What needs to be done: Copy only what lies from the line containing "Reproduce this chart with Bokeh." through the line containing "from bokeh.resources import INLINE" in the entries below, keeping both end lines exact and dropping every picture.

------ Data

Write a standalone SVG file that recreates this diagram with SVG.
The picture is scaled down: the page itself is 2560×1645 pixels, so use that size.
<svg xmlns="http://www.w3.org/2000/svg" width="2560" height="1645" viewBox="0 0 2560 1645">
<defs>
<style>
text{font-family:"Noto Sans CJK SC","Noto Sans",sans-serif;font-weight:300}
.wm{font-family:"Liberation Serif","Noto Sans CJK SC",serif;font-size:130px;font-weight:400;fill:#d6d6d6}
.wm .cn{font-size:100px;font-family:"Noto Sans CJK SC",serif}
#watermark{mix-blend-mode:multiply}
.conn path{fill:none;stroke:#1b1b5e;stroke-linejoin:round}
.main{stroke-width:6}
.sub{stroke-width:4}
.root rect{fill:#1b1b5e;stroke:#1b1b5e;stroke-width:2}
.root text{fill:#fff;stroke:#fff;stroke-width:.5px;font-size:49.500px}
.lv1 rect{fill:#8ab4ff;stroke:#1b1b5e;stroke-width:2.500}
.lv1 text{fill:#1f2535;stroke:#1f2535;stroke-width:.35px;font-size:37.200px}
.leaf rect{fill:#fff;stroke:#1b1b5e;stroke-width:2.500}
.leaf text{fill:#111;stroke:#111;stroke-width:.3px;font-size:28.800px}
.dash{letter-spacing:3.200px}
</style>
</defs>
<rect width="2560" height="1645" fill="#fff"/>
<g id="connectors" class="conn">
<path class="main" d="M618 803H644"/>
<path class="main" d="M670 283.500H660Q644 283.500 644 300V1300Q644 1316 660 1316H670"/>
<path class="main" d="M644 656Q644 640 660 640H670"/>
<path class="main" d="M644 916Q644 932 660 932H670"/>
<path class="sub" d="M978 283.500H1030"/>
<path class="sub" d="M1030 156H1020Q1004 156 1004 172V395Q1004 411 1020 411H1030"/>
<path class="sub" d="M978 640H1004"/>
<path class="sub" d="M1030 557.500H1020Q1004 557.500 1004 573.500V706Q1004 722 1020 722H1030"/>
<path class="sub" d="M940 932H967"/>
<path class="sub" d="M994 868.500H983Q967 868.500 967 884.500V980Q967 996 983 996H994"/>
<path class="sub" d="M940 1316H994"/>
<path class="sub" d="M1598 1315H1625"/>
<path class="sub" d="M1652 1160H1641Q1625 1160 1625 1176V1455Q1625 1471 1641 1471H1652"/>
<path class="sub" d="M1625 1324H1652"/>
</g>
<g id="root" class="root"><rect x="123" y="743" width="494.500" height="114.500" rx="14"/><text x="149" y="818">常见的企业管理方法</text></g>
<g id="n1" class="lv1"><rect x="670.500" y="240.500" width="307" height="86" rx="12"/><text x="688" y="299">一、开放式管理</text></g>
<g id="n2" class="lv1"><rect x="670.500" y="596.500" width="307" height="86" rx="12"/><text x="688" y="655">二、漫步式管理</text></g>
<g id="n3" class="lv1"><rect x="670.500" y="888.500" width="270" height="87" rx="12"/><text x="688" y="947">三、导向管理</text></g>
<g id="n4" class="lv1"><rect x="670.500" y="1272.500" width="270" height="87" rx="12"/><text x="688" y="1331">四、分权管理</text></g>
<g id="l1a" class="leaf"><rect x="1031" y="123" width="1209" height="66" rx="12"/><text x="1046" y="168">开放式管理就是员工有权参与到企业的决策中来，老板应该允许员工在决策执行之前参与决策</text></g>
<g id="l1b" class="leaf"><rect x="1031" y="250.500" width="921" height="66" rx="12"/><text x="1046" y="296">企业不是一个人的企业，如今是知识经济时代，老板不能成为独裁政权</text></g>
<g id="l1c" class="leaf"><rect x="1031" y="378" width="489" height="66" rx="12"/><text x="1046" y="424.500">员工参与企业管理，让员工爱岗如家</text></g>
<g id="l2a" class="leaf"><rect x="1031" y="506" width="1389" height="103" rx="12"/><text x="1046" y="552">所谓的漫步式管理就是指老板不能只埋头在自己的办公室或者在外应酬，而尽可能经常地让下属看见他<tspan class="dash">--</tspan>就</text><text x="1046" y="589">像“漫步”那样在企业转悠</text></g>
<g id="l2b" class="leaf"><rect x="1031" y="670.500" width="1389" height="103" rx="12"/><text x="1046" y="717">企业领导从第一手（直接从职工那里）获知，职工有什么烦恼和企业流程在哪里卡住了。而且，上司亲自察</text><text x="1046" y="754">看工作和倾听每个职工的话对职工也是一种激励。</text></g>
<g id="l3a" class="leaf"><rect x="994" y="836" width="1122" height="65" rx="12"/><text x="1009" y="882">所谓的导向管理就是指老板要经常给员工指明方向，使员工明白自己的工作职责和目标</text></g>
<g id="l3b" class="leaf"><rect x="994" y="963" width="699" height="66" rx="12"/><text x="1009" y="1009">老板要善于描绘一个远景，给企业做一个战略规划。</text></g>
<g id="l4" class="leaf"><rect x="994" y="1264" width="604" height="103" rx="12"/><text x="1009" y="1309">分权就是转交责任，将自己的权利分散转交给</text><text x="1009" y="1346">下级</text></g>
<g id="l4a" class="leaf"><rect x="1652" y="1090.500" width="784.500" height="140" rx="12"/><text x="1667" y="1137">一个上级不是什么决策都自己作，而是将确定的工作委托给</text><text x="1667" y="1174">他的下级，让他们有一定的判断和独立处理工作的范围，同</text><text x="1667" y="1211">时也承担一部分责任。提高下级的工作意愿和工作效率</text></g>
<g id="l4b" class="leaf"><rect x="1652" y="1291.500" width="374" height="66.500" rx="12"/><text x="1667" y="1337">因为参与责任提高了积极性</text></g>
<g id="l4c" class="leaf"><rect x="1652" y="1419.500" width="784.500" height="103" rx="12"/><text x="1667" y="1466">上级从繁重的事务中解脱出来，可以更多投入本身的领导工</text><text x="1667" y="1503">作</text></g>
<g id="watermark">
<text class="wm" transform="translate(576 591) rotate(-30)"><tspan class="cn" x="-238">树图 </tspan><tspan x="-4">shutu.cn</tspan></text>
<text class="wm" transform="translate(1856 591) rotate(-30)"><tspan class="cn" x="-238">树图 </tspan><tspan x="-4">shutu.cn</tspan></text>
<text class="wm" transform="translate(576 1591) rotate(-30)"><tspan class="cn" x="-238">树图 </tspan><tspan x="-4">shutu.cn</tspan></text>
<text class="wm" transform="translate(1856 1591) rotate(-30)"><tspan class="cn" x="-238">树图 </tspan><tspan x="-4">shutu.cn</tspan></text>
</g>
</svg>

------------
------ Data

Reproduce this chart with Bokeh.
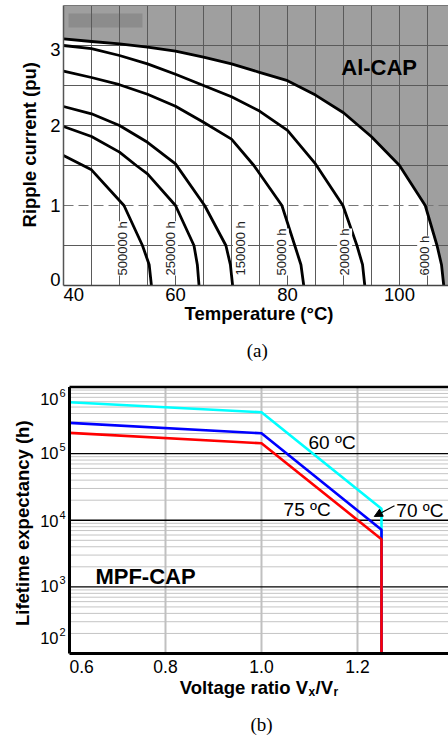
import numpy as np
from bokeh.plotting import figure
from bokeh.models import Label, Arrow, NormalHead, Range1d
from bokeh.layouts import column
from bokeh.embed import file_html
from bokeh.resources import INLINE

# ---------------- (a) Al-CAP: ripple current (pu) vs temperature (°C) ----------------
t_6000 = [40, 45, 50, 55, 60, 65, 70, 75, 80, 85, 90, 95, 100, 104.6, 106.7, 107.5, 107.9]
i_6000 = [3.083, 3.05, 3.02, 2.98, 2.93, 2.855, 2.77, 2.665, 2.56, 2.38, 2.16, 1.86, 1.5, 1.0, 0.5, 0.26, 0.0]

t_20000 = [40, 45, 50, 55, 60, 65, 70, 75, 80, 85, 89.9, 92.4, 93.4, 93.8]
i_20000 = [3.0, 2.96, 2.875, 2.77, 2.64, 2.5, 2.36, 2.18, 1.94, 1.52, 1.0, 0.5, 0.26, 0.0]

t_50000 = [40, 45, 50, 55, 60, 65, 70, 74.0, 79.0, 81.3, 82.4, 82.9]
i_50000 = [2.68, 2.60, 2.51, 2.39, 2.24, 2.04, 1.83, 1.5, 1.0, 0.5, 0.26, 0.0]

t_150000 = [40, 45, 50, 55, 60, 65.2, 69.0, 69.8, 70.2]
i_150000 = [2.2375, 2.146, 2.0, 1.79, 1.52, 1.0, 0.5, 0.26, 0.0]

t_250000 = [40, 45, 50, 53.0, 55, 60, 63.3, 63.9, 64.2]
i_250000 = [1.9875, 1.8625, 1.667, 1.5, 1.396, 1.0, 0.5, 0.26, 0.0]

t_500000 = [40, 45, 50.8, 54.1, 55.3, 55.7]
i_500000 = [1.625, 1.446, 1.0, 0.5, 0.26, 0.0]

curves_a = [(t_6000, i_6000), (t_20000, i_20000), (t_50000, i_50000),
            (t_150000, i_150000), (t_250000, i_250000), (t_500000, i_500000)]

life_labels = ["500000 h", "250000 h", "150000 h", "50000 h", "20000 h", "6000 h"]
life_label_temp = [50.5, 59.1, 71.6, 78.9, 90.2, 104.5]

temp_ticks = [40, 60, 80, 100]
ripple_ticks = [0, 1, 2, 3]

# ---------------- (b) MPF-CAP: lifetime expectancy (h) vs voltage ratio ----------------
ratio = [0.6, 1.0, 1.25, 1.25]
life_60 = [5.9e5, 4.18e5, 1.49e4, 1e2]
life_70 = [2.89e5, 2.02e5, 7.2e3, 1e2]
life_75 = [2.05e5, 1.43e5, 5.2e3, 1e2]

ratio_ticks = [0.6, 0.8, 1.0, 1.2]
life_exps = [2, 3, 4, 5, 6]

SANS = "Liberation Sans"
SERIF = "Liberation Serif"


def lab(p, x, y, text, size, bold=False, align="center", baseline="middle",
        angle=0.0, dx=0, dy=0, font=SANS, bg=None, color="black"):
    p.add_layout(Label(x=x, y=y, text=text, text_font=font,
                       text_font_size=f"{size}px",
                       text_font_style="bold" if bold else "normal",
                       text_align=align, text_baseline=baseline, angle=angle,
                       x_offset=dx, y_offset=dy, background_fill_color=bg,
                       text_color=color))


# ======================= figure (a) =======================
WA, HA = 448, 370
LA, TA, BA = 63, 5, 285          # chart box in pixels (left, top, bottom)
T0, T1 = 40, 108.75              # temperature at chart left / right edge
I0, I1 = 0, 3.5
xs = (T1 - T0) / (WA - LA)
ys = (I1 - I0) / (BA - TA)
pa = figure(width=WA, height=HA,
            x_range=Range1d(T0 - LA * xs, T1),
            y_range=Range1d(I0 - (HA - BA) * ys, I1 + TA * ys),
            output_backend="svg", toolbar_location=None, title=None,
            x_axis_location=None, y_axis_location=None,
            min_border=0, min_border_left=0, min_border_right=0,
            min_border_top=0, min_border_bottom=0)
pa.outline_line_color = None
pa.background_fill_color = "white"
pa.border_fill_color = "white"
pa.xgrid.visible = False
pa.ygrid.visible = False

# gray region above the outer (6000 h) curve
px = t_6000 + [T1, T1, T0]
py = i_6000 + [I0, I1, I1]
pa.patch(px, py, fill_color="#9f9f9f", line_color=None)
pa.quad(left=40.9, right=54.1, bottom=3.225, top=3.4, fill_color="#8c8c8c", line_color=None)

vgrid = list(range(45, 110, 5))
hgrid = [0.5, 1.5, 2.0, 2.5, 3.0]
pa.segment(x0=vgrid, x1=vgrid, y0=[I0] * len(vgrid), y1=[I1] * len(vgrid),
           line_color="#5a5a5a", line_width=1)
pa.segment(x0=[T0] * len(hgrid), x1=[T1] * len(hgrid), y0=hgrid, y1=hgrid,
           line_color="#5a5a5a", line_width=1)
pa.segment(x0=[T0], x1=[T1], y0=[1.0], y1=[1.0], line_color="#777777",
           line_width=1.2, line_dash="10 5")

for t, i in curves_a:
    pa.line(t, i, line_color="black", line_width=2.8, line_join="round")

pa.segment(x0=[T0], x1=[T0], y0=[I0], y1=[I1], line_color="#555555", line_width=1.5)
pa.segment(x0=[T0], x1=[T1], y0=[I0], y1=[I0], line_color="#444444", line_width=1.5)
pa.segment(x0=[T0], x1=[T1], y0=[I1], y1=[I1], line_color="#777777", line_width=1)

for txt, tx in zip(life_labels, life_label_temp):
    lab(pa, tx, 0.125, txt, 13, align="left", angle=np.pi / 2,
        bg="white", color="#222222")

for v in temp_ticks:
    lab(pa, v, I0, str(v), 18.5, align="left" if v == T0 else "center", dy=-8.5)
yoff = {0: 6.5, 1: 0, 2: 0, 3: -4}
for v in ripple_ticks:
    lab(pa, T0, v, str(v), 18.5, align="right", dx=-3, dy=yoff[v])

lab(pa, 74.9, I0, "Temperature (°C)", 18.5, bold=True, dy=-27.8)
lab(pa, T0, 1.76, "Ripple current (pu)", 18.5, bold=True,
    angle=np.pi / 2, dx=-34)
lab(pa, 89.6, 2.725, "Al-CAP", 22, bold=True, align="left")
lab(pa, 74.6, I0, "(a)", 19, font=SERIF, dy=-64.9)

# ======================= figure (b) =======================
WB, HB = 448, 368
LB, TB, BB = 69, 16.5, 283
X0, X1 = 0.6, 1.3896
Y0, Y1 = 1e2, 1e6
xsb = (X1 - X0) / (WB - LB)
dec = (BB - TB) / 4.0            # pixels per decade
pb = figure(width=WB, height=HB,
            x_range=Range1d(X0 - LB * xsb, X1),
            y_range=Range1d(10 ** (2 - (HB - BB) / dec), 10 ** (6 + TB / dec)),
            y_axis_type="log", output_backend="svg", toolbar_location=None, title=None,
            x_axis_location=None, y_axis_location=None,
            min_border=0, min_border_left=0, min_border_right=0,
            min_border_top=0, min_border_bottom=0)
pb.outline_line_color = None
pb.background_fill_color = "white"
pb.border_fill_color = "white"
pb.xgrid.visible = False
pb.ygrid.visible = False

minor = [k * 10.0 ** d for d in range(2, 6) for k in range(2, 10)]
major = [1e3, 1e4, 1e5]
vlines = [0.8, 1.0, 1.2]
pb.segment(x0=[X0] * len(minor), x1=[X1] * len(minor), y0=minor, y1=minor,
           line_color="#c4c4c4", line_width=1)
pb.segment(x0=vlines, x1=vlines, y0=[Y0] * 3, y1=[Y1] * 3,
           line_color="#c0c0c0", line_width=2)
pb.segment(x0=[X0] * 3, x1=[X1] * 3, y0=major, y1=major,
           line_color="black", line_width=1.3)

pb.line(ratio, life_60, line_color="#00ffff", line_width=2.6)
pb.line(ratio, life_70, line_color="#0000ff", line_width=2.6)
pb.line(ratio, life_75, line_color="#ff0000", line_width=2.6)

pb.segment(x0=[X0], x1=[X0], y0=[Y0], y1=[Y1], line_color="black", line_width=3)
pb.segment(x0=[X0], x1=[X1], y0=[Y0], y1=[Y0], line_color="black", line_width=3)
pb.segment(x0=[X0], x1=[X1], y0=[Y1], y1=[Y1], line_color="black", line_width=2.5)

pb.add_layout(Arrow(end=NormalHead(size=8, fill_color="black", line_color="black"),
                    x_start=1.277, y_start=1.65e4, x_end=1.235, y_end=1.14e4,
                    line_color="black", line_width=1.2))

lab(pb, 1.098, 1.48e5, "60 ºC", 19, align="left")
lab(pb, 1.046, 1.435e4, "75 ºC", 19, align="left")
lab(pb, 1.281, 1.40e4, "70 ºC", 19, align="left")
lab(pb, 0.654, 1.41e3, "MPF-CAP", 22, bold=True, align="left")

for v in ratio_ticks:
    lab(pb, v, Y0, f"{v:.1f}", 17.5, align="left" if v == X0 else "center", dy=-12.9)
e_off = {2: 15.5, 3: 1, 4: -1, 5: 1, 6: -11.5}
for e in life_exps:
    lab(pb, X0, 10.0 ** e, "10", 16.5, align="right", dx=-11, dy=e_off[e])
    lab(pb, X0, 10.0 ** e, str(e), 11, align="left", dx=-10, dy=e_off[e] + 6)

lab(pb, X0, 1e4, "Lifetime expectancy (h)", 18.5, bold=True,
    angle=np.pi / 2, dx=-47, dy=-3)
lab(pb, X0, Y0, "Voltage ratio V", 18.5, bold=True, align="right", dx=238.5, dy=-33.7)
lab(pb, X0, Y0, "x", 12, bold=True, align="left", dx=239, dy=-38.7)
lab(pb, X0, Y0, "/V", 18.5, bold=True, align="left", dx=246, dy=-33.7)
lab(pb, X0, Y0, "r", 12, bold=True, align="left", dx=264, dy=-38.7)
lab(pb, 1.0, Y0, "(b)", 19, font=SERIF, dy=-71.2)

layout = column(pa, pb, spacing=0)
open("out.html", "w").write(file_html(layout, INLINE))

------------

Worked answer:
Reproduce this chart with Bokeh.
import numpy as np
from bokeh.plotting import figure
from bokeh.models import Label, Arrow, NormalHead, Range1d
from bokeh.layouts import column
from bokeh.embed import file_html
from bokeh.resources import INLINE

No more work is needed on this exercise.